Exactly retype the opening line of the entries and every line after it, ending with the line that contains "const markerMinutes=[25.9,31.3,96.2,111.5];". Skip all pictures.

*-*-*

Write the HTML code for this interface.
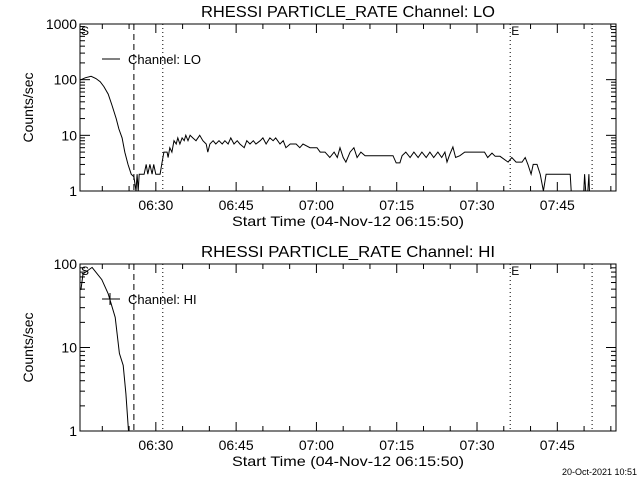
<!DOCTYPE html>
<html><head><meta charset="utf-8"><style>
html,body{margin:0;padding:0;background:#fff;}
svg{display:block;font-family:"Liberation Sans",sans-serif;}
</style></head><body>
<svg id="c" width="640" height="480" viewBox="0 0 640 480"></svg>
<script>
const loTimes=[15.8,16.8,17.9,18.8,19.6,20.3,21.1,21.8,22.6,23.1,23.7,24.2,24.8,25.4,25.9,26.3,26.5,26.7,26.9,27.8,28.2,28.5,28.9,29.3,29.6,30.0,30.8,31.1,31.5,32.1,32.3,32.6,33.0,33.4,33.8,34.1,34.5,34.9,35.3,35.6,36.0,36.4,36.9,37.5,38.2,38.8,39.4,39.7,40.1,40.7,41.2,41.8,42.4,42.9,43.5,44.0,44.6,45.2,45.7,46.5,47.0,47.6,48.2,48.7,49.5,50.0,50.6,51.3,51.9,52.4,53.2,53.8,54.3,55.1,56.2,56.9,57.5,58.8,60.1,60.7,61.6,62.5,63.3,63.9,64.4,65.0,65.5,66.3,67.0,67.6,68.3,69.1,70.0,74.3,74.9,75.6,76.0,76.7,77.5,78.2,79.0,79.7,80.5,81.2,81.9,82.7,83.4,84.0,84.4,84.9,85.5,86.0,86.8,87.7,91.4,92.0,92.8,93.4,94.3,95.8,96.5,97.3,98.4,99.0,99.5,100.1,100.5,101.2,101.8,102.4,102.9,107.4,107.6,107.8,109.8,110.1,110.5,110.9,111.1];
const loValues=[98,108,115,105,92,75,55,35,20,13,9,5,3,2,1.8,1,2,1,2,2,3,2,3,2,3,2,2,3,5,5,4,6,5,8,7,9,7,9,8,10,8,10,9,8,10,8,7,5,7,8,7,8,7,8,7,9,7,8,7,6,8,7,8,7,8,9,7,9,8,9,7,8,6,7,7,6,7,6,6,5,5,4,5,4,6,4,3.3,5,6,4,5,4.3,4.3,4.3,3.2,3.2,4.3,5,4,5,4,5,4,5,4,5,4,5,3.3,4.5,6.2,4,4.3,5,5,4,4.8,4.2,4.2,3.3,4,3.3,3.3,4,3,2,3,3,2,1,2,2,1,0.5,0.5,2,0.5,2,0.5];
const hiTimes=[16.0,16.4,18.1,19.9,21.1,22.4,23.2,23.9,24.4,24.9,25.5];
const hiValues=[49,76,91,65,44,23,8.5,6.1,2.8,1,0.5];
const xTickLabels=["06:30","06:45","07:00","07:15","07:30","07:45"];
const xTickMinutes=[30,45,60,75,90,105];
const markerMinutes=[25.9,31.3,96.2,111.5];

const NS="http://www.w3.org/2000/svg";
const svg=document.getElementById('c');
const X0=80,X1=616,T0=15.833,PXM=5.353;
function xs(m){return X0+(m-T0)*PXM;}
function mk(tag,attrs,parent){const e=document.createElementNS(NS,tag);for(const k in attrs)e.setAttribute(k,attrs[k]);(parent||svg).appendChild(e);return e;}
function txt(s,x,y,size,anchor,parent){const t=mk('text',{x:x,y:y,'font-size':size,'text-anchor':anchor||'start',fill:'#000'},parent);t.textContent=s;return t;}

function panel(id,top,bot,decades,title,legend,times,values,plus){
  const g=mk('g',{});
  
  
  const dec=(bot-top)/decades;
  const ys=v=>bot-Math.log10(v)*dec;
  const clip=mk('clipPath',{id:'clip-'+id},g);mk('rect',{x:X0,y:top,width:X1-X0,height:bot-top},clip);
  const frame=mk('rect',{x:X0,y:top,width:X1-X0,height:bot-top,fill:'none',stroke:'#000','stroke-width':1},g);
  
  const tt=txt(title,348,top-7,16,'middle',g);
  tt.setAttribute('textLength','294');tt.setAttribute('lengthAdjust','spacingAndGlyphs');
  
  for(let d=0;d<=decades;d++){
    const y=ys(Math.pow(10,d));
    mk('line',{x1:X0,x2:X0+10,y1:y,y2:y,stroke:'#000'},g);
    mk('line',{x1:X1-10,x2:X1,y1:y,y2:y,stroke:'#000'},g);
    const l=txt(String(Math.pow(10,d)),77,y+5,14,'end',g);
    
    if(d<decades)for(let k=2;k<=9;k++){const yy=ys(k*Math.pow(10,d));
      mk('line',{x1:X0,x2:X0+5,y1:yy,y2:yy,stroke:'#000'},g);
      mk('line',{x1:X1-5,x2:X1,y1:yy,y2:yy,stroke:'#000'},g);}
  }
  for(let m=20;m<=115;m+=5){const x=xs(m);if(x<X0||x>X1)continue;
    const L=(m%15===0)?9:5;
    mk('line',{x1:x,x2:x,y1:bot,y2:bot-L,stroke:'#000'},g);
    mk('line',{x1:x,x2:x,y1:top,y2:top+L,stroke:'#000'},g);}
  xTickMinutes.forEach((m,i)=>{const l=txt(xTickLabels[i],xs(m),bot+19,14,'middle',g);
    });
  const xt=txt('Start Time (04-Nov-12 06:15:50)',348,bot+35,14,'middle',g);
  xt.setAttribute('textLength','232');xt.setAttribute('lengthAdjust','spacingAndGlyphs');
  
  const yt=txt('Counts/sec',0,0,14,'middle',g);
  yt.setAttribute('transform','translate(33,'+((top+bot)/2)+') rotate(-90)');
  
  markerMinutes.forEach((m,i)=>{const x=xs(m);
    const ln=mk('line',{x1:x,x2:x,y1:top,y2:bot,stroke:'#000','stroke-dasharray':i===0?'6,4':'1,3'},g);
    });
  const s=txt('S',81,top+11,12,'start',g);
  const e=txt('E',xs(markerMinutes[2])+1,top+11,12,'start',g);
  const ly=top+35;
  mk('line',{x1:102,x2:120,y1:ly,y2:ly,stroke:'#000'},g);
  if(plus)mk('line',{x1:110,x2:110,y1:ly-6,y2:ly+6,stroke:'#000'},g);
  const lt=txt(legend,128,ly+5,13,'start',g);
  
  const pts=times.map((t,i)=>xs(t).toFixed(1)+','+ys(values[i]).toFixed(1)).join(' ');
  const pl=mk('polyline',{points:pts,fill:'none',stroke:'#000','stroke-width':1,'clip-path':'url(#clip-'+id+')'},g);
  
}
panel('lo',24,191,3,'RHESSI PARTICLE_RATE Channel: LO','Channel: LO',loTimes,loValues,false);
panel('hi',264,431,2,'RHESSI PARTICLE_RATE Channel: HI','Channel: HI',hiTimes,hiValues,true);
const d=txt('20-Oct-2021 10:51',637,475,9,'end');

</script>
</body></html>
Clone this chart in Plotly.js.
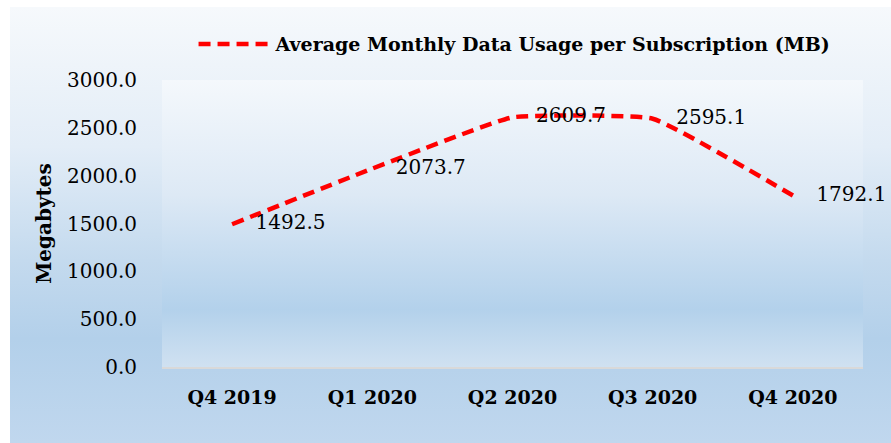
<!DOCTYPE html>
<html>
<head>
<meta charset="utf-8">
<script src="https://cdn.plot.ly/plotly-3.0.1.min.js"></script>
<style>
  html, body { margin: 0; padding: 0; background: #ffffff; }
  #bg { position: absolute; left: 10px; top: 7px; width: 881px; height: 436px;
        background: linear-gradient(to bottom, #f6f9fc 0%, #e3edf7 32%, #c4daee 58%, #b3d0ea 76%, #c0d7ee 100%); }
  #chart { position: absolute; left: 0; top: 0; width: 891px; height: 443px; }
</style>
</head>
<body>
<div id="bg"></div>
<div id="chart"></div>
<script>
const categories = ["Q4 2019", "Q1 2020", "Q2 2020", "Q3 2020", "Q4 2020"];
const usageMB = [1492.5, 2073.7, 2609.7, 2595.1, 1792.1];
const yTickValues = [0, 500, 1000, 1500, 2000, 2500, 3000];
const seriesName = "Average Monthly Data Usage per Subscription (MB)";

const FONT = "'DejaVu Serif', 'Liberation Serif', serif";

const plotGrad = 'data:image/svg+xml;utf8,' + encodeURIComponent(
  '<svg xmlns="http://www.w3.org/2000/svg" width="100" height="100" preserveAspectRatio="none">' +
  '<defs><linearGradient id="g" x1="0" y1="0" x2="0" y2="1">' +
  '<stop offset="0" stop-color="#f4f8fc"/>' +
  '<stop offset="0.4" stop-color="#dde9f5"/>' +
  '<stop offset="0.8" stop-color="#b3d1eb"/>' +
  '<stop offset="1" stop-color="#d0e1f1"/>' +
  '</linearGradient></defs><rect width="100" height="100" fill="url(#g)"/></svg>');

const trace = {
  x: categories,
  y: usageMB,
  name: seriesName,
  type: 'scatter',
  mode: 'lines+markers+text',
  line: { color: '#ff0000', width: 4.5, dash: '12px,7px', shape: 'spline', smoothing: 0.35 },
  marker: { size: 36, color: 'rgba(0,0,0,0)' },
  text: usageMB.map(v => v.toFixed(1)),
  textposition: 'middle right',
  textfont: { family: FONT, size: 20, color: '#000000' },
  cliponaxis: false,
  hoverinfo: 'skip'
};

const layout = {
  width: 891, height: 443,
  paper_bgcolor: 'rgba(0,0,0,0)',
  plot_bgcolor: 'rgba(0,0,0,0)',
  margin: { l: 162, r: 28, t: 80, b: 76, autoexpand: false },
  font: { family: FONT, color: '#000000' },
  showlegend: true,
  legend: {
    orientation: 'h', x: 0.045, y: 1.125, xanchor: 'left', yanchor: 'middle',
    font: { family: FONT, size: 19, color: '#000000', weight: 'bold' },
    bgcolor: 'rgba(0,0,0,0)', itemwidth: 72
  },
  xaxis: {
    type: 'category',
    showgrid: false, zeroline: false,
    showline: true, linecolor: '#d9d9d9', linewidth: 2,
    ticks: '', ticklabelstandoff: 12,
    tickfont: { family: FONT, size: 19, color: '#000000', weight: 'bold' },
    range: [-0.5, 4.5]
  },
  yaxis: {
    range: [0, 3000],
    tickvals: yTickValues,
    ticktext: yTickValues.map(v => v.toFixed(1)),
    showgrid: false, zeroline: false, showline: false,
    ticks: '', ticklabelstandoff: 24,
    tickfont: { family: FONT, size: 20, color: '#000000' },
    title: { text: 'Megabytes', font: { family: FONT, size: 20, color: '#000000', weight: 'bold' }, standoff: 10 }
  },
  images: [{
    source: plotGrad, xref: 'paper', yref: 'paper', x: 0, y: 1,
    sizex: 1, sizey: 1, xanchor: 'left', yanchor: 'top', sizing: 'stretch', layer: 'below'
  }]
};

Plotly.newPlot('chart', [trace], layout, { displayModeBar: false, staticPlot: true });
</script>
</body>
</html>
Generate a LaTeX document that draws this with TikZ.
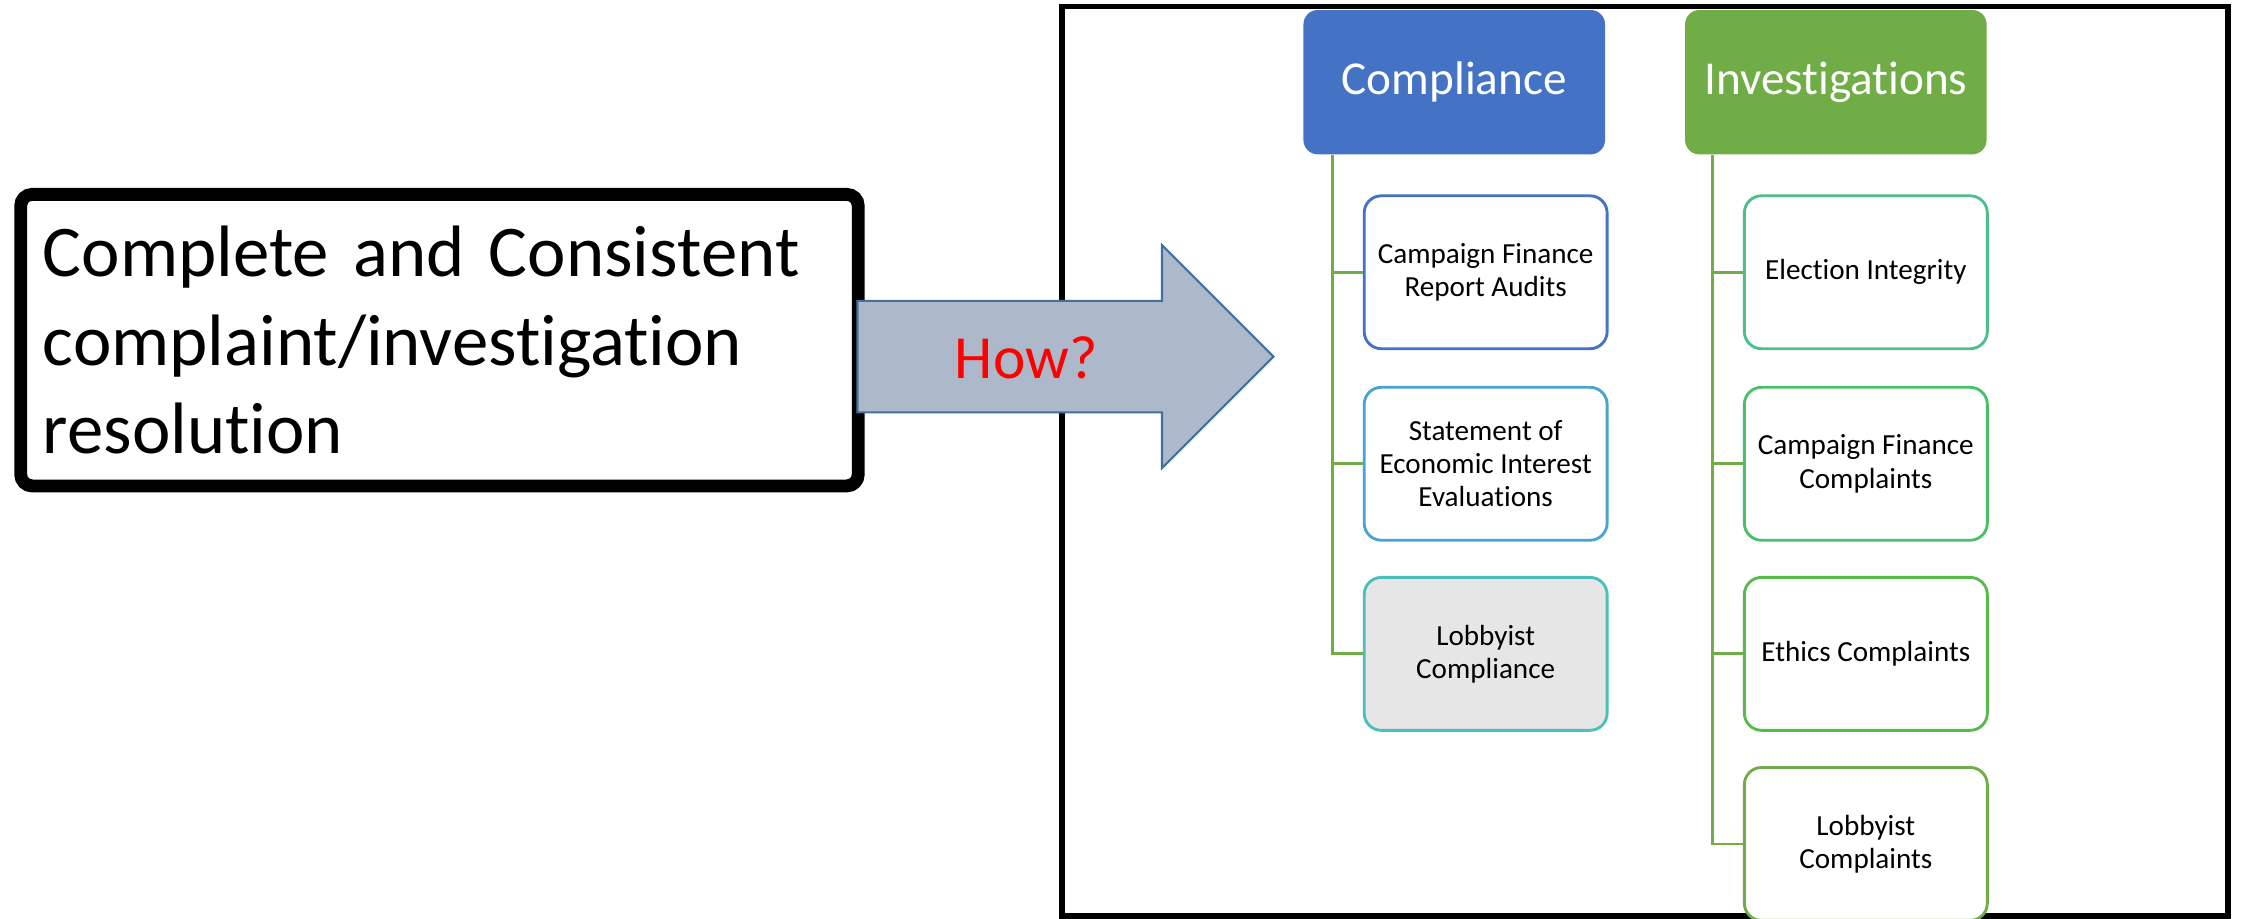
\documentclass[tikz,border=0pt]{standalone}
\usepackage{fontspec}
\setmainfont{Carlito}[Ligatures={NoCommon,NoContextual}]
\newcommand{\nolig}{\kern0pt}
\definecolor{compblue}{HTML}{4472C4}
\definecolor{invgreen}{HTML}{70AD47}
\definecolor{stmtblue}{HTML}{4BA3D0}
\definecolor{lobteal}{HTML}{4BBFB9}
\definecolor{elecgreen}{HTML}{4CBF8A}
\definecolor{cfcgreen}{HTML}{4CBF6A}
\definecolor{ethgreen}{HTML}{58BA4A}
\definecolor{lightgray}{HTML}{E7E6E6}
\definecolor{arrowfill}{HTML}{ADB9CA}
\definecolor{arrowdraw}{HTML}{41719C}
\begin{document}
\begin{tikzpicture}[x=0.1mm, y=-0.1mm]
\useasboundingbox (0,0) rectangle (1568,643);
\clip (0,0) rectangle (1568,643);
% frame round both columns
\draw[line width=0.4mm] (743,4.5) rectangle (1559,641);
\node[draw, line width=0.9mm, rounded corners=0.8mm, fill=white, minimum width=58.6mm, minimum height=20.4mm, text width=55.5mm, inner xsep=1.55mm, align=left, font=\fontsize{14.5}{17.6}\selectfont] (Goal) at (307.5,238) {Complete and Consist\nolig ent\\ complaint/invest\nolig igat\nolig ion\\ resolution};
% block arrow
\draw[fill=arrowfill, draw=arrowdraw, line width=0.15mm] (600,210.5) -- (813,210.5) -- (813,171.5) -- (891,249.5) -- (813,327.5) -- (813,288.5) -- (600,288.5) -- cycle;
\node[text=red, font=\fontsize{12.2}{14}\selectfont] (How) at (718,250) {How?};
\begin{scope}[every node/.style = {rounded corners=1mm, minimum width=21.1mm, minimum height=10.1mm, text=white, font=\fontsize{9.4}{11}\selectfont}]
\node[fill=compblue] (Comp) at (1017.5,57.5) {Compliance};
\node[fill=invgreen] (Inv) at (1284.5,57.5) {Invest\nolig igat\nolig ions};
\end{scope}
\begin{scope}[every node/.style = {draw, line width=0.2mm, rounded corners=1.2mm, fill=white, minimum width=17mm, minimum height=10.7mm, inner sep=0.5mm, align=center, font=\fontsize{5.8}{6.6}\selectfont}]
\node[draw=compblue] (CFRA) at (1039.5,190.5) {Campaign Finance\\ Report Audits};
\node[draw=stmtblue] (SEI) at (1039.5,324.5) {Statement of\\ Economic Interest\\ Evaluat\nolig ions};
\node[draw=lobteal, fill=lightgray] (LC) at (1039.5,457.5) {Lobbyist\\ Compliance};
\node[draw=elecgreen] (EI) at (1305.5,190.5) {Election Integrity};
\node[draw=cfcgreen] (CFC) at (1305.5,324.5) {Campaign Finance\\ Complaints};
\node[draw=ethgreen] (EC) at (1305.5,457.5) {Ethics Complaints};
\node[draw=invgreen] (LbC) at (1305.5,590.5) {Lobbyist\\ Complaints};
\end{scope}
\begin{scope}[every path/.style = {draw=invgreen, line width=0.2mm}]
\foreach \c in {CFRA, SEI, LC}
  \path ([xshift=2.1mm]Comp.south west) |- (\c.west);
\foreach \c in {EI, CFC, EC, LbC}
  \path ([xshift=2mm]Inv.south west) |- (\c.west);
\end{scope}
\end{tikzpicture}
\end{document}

*-*-*

#### Written solution:
Write the HTML code for this interface.
<!DOCTYPE html>
<html><head><meta charset="utf-8"><style>
html,body{margin:0;padding:0;background:#fff;}
svg{display:block;font-family:"Liberation Sans",sans-serif;}
</style></head><body>
<svg id="c" width="640" height="480" viewBox="0 0 640 480"></svg>
<script>
const loTimes=[15.8,16.8,17.9,18.8,19.6,20.3,21.1,21.8,22.6,23.1,23.7,24.2,24.8,25.4,25.9,26.3,26.5,26.7,26.9,27.8,28.2,28.5,28.9,29.3,29.6,30.0,30.8,31.1,31.5,32.1,32.3,32.6,33.0,33.4,33.8,34.1,34.5,34.9,35.3,35.6,36.0,36.4,36.9,37.5,38.2,38.8,39.4,39.7,40.1,40.7,41.2,41.8,42.4,42.9,43.5,44.0,44.6,45.2,45.7,46.5,47.0,47.6,48.2,48.7,49.5,50.0,50.6,51.3,51.9,52.4,53.2,53.8,54.3,55.1,56.2,56.9,57.5,58.8,60.1,60.7,61.6,62.5,63.3,63.9,64.4,65.0,65.5,66.3,67.0,67.6,68.3,69.1,70.0,74.3,74.9,75.6,76.0,76.7,77.5,78.2,79.0,79.7,80.5,81.2,81.9,82.7,83.4,84.0,84.4,84.9,85.5,86.0,86.8,87.7,91.4,92.0,92.8,93.4,94.3,95.8,96.5,97.3,98.4,99.0,99.5,100.1,100.5,101.2,101.8,102.4,102.9,107.4,107.6,107.8,109.8,110.1,110.5,110.9,111.1];
const loValues=[98,108,115,105,92,75,55,35,20,13,9,5,3,2,1.8,1,2,1,2,2,3,2,3,2,3,2,2,3,5,5,4,6,5,8,7,9,7,9,8,10,8,10,9,8,10,8,7,5,7,8,7,8,7,8,7,9,7,8,7,6,8,7,8,7,8,9,7,9,8,9,7,8,6,7,7,6,7,6,6,5,5,4,5,4,6,4,3.3,5,6,4,5,4.3,4.3,4.3,3.2,3.2,4.3,5,4,5,4,5,4,5,4,5,4,5,3.3,4.5,6.2,4,4.3,5,5,4,4.8,4.2,4.2,3.3,4,3.3,3.3,4,3,2,3,3,2,1,2,2,1,0.5,0.5,2,0.5,2,0.5];
const hiTimes=[16.0,16.4,18.1,19.9,21.1,22.4,23.2,23.9,24.4,24.9,25.5];
const hiValues=[49,76,91,65,44,23,8.5,6.1,2.8,1,0.5];
const xTickLabels=["06:30","06:45","07:00","07:15","07:30","07:45"];
const xTickMinutes=[30,45,60,75,90,105];
const markerMinutes=[25.9,31.3,96.2,111.5];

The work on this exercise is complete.